Another side effect is that the performance drops dramatically when compiling from lsodium. With my copy/paste version, I am running at 500 keys/s (not seeds), but with lsodium I run at 300. I guess the -O3 in the gcc args is the reason.

So for the time being I would certainly not be favorable to the whole libsodium-linking change.


@scuti it seems that the basic functionality of running vanitygen is broken after your changes on the command line. I get:

$ ./vanitygen regex.txt 
Exiting: no regex file specified.$ 

Actually, after peeking for a second at your code, you have changed the command line arguments, which is not good for compatibility. I would really like it to be as it was: the regex file is the only mandatory thing and shouldn’t need a switch.

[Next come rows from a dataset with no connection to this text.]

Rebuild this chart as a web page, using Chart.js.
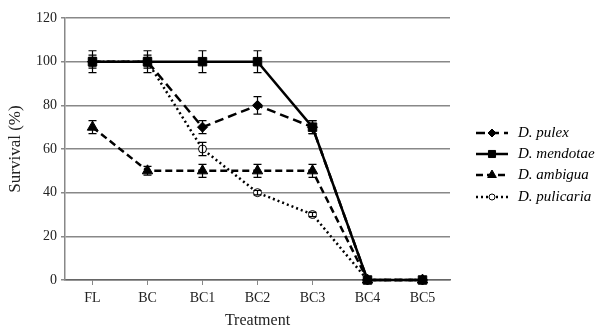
<!DOCTYPE html>
<html>
<head>
<meta charset="utf-8">
<script src="https://cdn.jsdelivr.net/npm/chart.js@4"></script>
<style>
  html, body { margin: 0; padding: 0; background: #fff; }
  #wrap { width: 611px; height: 329px; position: relative; }
</style>
</head>
<body>
<div id="wrap"><canvas id="survivalChart"></canvas></div>
<script>
const treatments = ['FL', 'BC', 'BC1', 'BC2', 'BC3', 'BC4', 'BC5'];
const yTicks = [0, 20, 40, 60, 80, 100, 120];

const pulex = [100, 100, 70, 80, 70, 0, 0];
const pulexErr = [3, 3, 3, 4, 3, 0, 0];
const mendotae = [100, 100, 100, 100, 70, 0, 0];
const mendotaeErr = [5, 5, 5, 5, 3, 0, 0];
const ambigua = [70, 50, 50, 50, 50, 0, 0];
const ambiguaErr = [3, 2, 3, 3, 3, 0, 0];
const pulicaria = [100, 100, 60, 40, 30, 0, 0];
const pulicariaErr = [2, 2, 3, 1, 1, 0, 0];

const seriesNames = ['D. pulex', 'D. mendotae', 'D. ambigua', 'D. pulicaria'];

const errorBars = {
    id: 'errorBars',
    afterDatasetsDraw(chart) {
        const ctx = chart.ctx;
        const y = chart.scales.y;
        ctx.save();
        ctx.strokeStyle = '#000';
        ctx.lineWidth = 1.2;
        ctx.setLineDash([]);
        chart.data.datasets.forEach((ds, i) => {
            const meta = chart.getDatasetMeta(i);
            meta.data.forEach((pt, j) => {
                const e = ds.errors[j];
                if (!e) return;
                const top = y.getPixelForValue(ds.data[j] + e);
                const bot = y.getPixelForValue(ds.data[j] - e);
                ctx.beginPath();
                ctx.moveTo(pt.x, top); ctx.lineTo(pt.x, bot);
                ctx.moveTo(pt.x - 4, top); ctx.lineTo(pt.x + 4, top);
                ctx.moveTo(pt.x - 4, bot); ctx.lineTo(pt.x + 4, bot);
                ctx.stroke();
            });
        });
        ctx.restore();
    }
};

const sideLegend = {
    id: 'sideLegend',
    afterDraw(chart) {
        const ctx = chart.ctx;
        const rows = [133, 154, 175, 197];
        ctx.save();
        chart.data.datasets.forEach((ds, i) => {
            const yy = rows[i];
            ctx.strokeStyle = '#000';
            ctx.lineWidth = 2.5;
            ctx.setLineDash(ds.borderDash || []);
            ctx.beginPath();
            ctx.moveTo(476, yy); ctx.lineTo(508, yy);
            ctx.stroke();
            ctx.setLineDash([]);
            ctx.fillStyle = ds.pointBackgroundColor;
            ctx.strokeStyle = '#000';
            ctx.lineWidth = 1;
            Chart.helpers.drawPoint(ctx, {
                pointStyle: ds.pointStyle,
                radius: ds.pointRadius - 1,
                borderWidth: 1
            }, 492, yy);
            ctx.fillStyle = '#000';
            ctx.font = 'italic 15px "Liberation Serif"';
            ctx.textBaseline = 'middle';
            ctx.fillText(ds.label, 518, yy);
        });
        ctx.restore();
    }
};

function series(label, data, errors, dash, style, radius, fill, order) {
    return {
        label: label,
        data: data,
        errors: errors,
        order: order,
        clip: false,
        borderColor: '#000',
        borderWidth: 2.5,
        borderDash: dash,
        pointStyle: style,
        pointRadius: radius,
        pointBackgroundColor: fill,
        pointBorderColor: '#000',
        pointBorderWidth: 1,
        tension: 0,
        fill: false
    };
}

const ctx = document.getElementById('survivalChart').getContext('2d');
const survivalChart = new Chart(ctx, {
    type: 'line',
    data: {
        labels: treatments,
        datasets: [
            series(seriesNames[0], pulex, pulexErr, [9, 5], 'rectRot', 5, '#000', 1),
            series(seriesNames[1], mendotae, mendotaeErr, [], 'rect', 6, '#000', 0),
            series(seriesNames[2], ambigua, ambiguaErr, [7, 4], 'triangle', 6, '#000', 2),
            series(seriesNames[3], pulicaria, pulicariaErr, [2, 3], 'circle', 4, '#fff', 3)
        ]
    },
    plugins: [errorBars, sideLegend],
    options: {
        responsive: true,
        maintainAspectRatio: false,
        animation: false,
        layout: { padding: { left: 0, right: 161, top: 18, bottom: 0 } },
        plugins: {
            legend: { display: false },
            tooltip: { enabled: false }
        },
        scales: {
            x: {
                offset: true,
                grid: {
                    drawOnChartArea: false,
                    drawTicks: true,
                    tickLength: 5,
                    color: '#888'
                },
                border: { color: '#666', width: 1.5 },
                ticks: {
                    color: '#222',
                    padding: 5,
                    font: { family: 'Liberation Serif', size: 14 }
                },
                title: {
                    display: true,
                    text: 'Treatment',
                    color: '#222',
                    padding: 0,
                    font: { family: 'Liberation Serif', size: 16, lineHeight: 1 }
                },
                afterFit(scale) { scale.height = 49; }
            },
            y: {
                min: 0,
                max: 120,
                afterBuildTicks(scale) {
                    scale.ticks = yTicks.map(v => ({ value: v }));
                },
                grid: {
                    color: '#888',
                    lineWidth: 1.5,
                    tickLength: 4
                },
                border: { color: '#888', width: 1.5 },
                ticks: {
                    color: '#222',
                    padding: 4,
                    font: { family: 'Liberation Serif', size: 14 }
                },
                title: {
                    display: true,
                    text: 'Survival (%)',
                    color: '#222',
                    padding: { top: 5, bottom: 0 },
                    font: { family: 'Liberation Serif', size: 17 }
                },
                afterFit(scale) { scale.width = 65; }
            }
        }
    }
});
</script>
</body>
</html>
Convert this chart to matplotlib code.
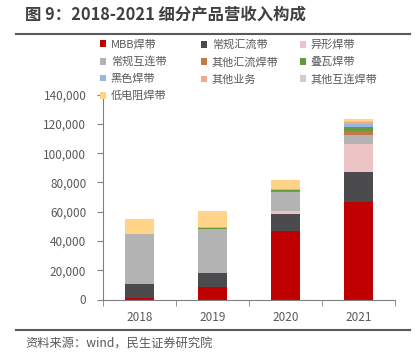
import matplotlib
matplotlib.use("Agg")
import matplotlib.pyplot as plt
import numpy as np
from matplotlib.lines import Line2D
from matplotlib.patches import Patch
from matplotlib.ticker import FuncFormatter, FixedLocator

plt.rcParams['font.family'] = ['Noto Sans CJK SC', 'DejaVu Sans']

years = ["2018", "2019", "2020", "2021"]

# revenue by product (stack order bottom -> top)
mbb = [1000, 8500, 46600, 66900]
regular_bus = [9600, 9400, 11600, 20500]
shaped = [0, 0, 2300, 18700]
regular_link = [34400, 30500, 13000, 6600]
other_bus = [0, 0, 400, 2700]
shingled = [0, 400, 900, 2700]
black = [0, 0, 300, 2100]
other_biz = [0, 600, 400, 1400]
other_link = [0, 300, 300, 700]
low_res = [10200, 10600, 6200, 1400]

series = [mbb, regular_bus, shaped, regular_link, other_bus,
          shingled, black, other_biz, other_link, low_res]
names = ["MBB焊带", "常规汇流带", "异形焊带", "常规互连带", "其他汇流焊带",
         "叠瓦焊带", "黑色焊带", "其他业务", "其他互连焊带", "低电阻焊带"]
colors = ["#C00000", "#4B4B4D", "#EEC3C5", "#B3B3B3", "#C17A45",
          "#64993D", "#95B8E1", "#F2AA8D", "#CDCDCD", "#FFD388"]

text_gray = "#595959"

fig = plt.figure(figsize=(4.17, 3.53), dpi=100)
ax = fig.add_axes([103/417, 1-299.5/353, 292/417, 204.8/353])

x = np.arange(len(years))
bottom = np.zeros(len(years))
for vals, c in zip(series, colors):
    ax.bar(x, vals, width=0.4, bottom=bottom, color=c, linewidth=0)
    bottom += np.array(vals)

ax.set_xlim(-0.5, 3.5)
ax.set_ylim(0, 140000)
ax.set_yticks(np.arange(0, 140001, 20000))
ax.yaxis.set_major_formatter(FuncFormatter(lambda v, p: f"{int(v):,}"))
ax.set_xticks(x)
ax.set_xticklabels(years)
ax.xaxis.set_minor_locator(FixedLocator([-0.5, 0.5, 1.5, 2.5, 3.5]))
ax.tick_params(axis='x', which='major', length=0, pad=8, labelsize=8.5, labelcolor=text_gray)
ax.tick_params(axis='x', which='minor', length=4, color="#808080")
ax.tick_params(axis='y', length=4, color="#808080", pad=8, labelsize=8.5, labelcolor=text_gray)
for s in ["top", "right"]:
    ax.spines[s].set_visible(False)
for s in ["left", "bottom"]:
    ax.spines[s].set_color("#808080")

# legend: three fixed-width columns, filled row by row
handles = [Patch(facecolor=c, edgecolor='none') for c in colors]
col_x = [100/417, 201/417, 300/417]
for ci in range(3):
    idx = list(range(ci, len(names), 3))
    leg = fig.legend([handles[i] for i in idx], [names[i] for i in idx],
                     loc='upper left', bbox_to_anchor=(col_x[ci], 1-39.5/353),
                     frameon=False, fontsize=8, handlelength=0.55, handleheight=0.55,
                     handletextpad=0.4, labelspacing=0.62, borderpad=0, borderaxespad=0)
    for t in leg.get_texts():
        t.set_color(text_gray)

fig.text(25/417, 1-15/353, "图 9：2018-2021 细分产品营收入构成", fontsize=11.8,
         fontweight='bold', color="#404040", va='center', ha='left')
fig.add_artist(Line2D([16/417, 410/417], [1-34/353, 1-34/353], color="#595959", lw=1.5))
fig.add_artist(Line2D([16/417, 410/417], [1-330/353, 1-330/353], color="#595959", lw=1.5))
fig.text(25/417, 1-344/353, "资料来源：wind，民生证券研究院", fontsize=8.8,
         color=text_gray, va='center', ha='left')

fig.savefig("out.png", dpi=100)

And I also can’t run seeds:

$ ./vanitygen -s -x regex.txt 
error: s arg is NULL
Initialization failed.
$

Is your account on git.duniter.org not approved yet? @admins

I have pushed my main branch on https://git.duniter.org/jytou/vanitygen/-/tree/master

@scuti your changes are in the branch https://git.duniter.org/jytou/vanitygen/-/tree/scuti/refactor/

I don’t understand the problem between libsodium and OpenCL.

Compilation time and executable size are impressive (Rust is very slow to compile and executables are big), but it runs at 100000 seed/s with 4 threads.